## WORK INSTRUCTIONS
Repeat the listing below in full, exactly as it stands.

** Begin PROVIDED DATA **

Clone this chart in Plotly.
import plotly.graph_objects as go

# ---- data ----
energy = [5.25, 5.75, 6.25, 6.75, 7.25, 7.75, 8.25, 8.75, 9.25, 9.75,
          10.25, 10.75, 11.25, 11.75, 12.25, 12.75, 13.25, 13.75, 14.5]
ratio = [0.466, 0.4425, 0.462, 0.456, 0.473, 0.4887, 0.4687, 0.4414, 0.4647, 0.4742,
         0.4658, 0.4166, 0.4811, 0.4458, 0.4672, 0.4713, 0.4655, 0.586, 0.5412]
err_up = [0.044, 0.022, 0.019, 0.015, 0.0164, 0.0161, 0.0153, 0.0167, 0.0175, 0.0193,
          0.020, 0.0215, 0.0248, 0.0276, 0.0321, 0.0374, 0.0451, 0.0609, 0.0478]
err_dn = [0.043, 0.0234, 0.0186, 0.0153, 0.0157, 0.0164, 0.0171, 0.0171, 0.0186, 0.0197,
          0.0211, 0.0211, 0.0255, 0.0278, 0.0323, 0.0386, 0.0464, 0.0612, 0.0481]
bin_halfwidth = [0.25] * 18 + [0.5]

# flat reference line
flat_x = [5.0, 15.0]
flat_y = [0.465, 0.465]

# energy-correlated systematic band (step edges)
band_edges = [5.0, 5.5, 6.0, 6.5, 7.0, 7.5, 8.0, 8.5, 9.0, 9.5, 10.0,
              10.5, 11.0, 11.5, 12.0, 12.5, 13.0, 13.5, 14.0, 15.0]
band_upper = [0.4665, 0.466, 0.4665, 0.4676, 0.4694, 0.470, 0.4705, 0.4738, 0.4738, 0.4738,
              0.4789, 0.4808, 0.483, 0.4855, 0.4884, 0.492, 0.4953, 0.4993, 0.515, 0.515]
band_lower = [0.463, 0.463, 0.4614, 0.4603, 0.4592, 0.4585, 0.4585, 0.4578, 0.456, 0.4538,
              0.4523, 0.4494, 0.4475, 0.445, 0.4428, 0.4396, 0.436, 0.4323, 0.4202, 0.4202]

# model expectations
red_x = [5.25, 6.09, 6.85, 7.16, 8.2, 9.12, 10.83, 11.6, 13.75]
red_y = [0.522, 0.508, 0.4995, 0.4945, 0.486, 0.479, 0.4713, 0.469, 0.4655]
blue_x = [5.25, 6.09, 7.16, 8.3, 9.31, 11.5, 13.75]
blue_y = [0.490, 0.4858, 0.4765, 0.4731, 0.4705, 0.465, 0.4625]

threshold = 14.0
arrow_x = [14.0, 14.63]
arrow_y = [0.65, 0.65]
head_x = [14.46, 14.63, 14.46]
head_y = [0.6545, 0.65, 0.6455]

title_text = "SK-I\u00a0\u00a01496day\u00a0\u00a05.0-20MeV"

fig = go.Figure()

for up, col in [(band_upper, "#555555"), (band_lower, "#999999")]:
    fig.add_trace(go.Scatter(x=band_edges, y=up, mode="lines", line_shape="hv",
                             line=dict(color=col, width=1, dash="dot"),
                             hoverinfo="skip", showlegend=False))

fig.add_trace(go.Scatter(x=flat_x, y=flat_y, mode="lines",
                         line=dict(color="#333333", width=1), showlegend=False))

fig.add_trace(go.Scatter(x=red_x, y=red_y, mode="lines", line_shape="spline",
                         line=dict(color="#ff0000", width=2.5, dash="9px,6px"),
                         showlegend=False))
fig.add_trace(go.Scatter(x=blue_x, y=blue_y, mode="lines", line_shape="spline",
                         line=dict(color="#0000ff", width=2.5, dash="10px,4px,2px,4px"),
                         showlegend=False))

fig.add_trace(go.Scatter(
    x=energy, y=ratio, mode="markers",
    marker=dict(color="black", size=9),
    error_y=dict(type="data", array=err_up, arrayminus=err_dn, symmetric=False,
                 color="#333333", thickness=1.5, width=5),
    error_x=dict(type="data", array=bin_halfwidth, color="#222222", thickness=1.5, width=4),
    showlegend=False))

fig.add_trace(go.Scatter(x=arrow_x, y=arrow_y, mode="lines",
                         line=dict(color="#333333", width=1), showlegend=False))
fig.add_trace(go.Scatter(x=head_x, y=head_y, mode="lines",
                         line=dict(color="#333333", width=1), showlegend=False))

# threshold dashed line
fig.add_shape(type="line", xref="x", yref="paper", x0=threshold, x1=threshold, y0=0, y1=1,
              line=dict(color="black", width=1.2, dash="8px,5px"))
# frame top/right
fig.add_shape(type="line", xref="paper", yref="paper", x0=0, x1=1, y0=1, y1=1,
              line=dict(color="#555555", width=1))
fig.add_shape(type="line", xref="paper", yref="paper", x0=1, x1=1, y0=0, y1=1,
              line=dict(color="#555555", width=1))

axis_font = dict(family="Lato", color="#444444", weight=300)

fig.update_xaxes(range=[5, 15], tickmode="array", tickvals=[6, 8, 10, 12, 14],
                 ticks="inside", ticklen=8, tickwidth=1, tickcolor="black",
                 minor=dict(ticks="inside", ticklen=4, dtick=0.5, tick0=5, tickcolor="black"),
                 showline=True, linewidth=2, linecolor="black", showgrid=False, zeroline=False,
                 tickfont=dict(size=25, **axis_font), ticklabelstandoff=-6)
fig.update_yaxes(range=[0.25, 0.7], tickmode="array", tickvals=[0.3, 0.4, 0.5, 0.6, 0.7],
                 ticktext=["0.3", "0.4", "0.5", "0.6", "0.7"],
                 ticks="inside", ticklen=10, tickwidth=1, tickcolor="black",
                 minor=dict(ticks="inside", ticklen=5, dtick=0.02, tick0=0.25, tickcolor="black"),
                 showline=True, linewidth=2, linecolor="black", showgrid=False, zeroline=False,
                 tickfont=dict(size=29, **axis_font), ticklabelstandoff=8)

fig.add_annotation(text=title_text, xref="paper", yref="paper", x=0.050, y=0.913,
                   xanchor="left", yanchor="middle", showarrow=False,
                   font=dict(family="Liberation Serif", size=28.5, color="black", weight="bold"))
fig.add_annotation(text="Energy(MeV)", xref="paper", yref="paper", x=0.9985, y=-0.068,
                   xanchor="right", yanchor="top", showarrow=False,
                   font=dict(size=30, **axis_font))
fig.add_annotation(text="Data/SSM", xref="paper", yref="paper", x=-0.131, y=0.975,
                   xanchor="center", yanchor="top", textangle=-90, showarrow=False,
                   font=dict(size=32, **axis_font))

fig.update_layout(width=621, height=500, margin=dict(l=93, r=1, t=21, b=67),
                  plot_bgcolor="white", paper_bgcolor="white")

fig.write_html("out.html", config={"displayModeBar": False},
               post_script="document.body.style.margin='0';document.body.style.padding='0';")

** End PROVIDED DATA **

## THE REPLY
Clone this chart in Plotly.
import plotly.graph_objects as go

# ---- data ----
energy = [5.25, 5.75, 6.25, 6.75, 7.25, 7.75, 8.25, 8.75, 9.25, 9.75,
          10.25, 10.75, 11.25, 11.75, 12.25, 12.75, 13.25, 13.75, 14.5]
ratio = [0.466, 0.4425, 0.462, 0.456, 0.473, 0.4887, 0.4687, 0.4414, 0.4647, 0.4742,
         0.4658, 0.4166, 0.4811, 0.4458, 0.4672, 0.4713, 0.4655, 0.586, 0.5412]
err_up = [0.044, 0.022, 0.019, 0.015, 0.0164, 0.0161, 0.0153, 0.0167, 0.0175, 0.0193,
          0.020, 0.0215, 0.0248, 0.0276, 0.0321, 0.0374, 0.0451, 0.0609, 0.0478]
err_dn = [0.043, 0.0234, 0.0186, 0.0153, 0.0157, 0.0164, 0.0171, 0.0171, 0.0186, 0.0197,
          0.0211, 0.0211, 0.0255, 0.0278, 0.0323, 0.0386, 0.0464, 0.0612, 0.0481]
bin_halfwidth = [0.25] * 18 + [0.5]

# flat reference line
flat_x = [5.0, 15.0]
flat_y = [0.465, 0.465]

# energy-correlated systematic band (step edges)
band_edges = [5.0, 5.5, 6.0, 6.5, 7.0, 7.5, 8.0, 8.5, 9.0, 9.5, 10.0,
              10.5, 11.0, 11.5, 12.0, 12.5, 13.0, 13.5, 14.0, 15.0]
band_upper = [0.4665, 0.466, 0.4665, 0.4676, 0.4694, 0.470, 0.4705, 0.4738, 0.4738, 0.4738,
              0.4789, 0.4808, 0.483, 0.4855, 0.4884, 0.492, 0.4953, 0.4993, 0.515, 0.515]
band_lower = [0.463, 0.463, 0.4614, 0.4603, 0.4592, 0.4585, 0.4585, 0.4578, 0.456, 0.4538,
              0.4523, 0.4494, 0.4475, 0.445, 0.4428, 0.4396, 0.436, 0.4323, 0.4202, 0.4202]

# model expectations
red_x = [5.25, 6.09, 6.85, 7.16, 8.2, 9.12, 10.83, 11.6, 13.75]
red_y = [0.522, 0.508, 0.4995, 0.4945, 0.486, 0.479, 0.4713, 0.469, 0.4655]
blue_x = [5.25, 6.09, 7.16, 8.3, 9.31, 11.5, 13.75]
blue_y = [0.490, 0.4858, 0.4765, 0.4731, 0.4705, 0.465, 0.4625]

threshold = 14.0
arrow_x = [14.0, 14.63]
arrow_y = [0.65, 0.65]
head_x = [14.46, 14.63, 14.46]
head_y = [0.6545, 0.65, 0.6455]

title_text = "SK-I\u00a0\u00a01496day\u00a0\u00a05.0-20MeV"

fig = go.Figure()

for up, col in [(band_upper, "#555555"), (band_lower, "#999999")]:
    fig.add_trace(go.Scatter(x=band_edges, y=up, mode="lines", line_shape="hv",
                             line=dict(color=col, width=1, dash="dot"),
                             hoverinfo="skip", showlegend=False))

fig.add_trace(go.Scatter(x=flat_x, y=flat_y, mode="lines",
                         line=dict(color="#333333", width=1), showlegend=False))

fig.add_trace(go.Scatter(x=red_x, y=red_y, mode="lines", line_shape="spline",
                         line=dict(color="#ff0000", width=2.5, dash="9px,6px"),
                         showlegend=False))
fig.add_trace(go.Scatter(x=blue_x, y=blue_y, mode="lines", line_shape="spline",
                         line=dict(color="#0000ff", width=2.5, dash="10px,4px,2px,4px"),
                         showlegend=False))

fig.add_trace(go.Scatter(
    x=energy, y=ratio, mode="markers",
    marker=dict(color="black", size=9),
    error_y=dict(type="data", array=err_up, arrayminus=err_dn, symmetric=False,
                 color="#333333", thickness=1.5, width=5),
    error_x=dict(type="data", array=bin_halfwidth, color="#222222", thickness=1.5, width=4),
    showlegend=False))

fig.add_trace(go.Scatter(x=arrow_x, y=arrow_y, mode="lines",
                         line=dict(color="#333333", width=1), showlegend=False))
fig.add_trace(go.Scatter(x=head_x, y=head_y, mode="lines",
                         line=dict(color="#333333", width=1), showlegend=False))

# threshold dashed line
fig.add_shape(type="line", xref="x", yref="paper", x0=threshold, x1=threshold, y0=0, y1=1,
              line=dict(color="black", width=1.2, dash="8px,5px"))
# frame top/right
fig.add_shape(type="line", xref="paper", yref="paper", x0=0, x1=1, y0=1, y1=1,
              line=dict(color="#555555", width=1))
fig.add_shape(type="line", xref="paper", yref="paper", x0=1, x1=1, y0=0, y1=1,
              line=dict(color="#555555", width=1))

axis_font = dict(family="Lato", color="#444444", weight=300)

fig.update_xaxes(range=[5, 15], tickmode="array", tickvals=[6, 8, 10, 12, 14],
                 ticks="inside", ticklen=8, tickwidth=1, tickcolor="black",
                 minor=dict(ticks="inside", ticklen=4, dtick=0.5, tick0=5, tickcolor="black"),
                 showline=True, linewidth=2, linecolor="black", showgrid=False, zeroline=False,
                 tickfont=dict(size=25, **axis_font), ticklabelstandoff=-6)
fig.update_yaxes(range=[0.25, 0.7], tickmode="array", tickvals=[0.3, 0.4, 0.5, 0.6, 0.7],
                 ticktext=["0.3", "0.4", "0.5", "0.6", "0.7"],
                 ticks="inside", ticklen=10, tickwidth=1, tickcolor="black",
                 minor=dict(ticks="inside", ticklen=5, dtick=0.02, tick0=0.25, tickcolor="black"),
                 showline=True, linewidth=2, linecolor="black", showgrid=False, zeroline=False,
                 tickfont=dict(size=29, **axis_font), ticklabelstandoff=8)

fig.add_annotation(text=title_text, xref="paper", yref="paper", x=0.050, y=0.913,
                   xanchor="left", yanchor="middle", showarrow=False,
                   font=dict(family="Liberation Serif", size=28.5, color="black", weight="bold"))
fig.add_annotation(text="Energy(MeV)", xref="paper", yref="paper", x=0.9985, y=-0.068,
                   xanchor="right", yanchor="top", showarrow=False,
                   font=dict(size=30, **axis_font))
fig.add_annotation(text="Data/SSM", xref="paper", yref="paper", x=-0.131, y=0.975,
                   xanchor="center", yanchor="top", textangle=-90, showarrow=False,
                   font=dict(size=32, **axis_font))

fig.update_layout(width=621, height=500, margin=dict(l=93, r=1, t=21, b=67),
                  plot_bgcolor="white", paper_bgcolor="white")

fig.write_html("out.html", config={"displayModeBar": False},
               post_script="document.body.style.margin='0';document.body.style.padding='0';")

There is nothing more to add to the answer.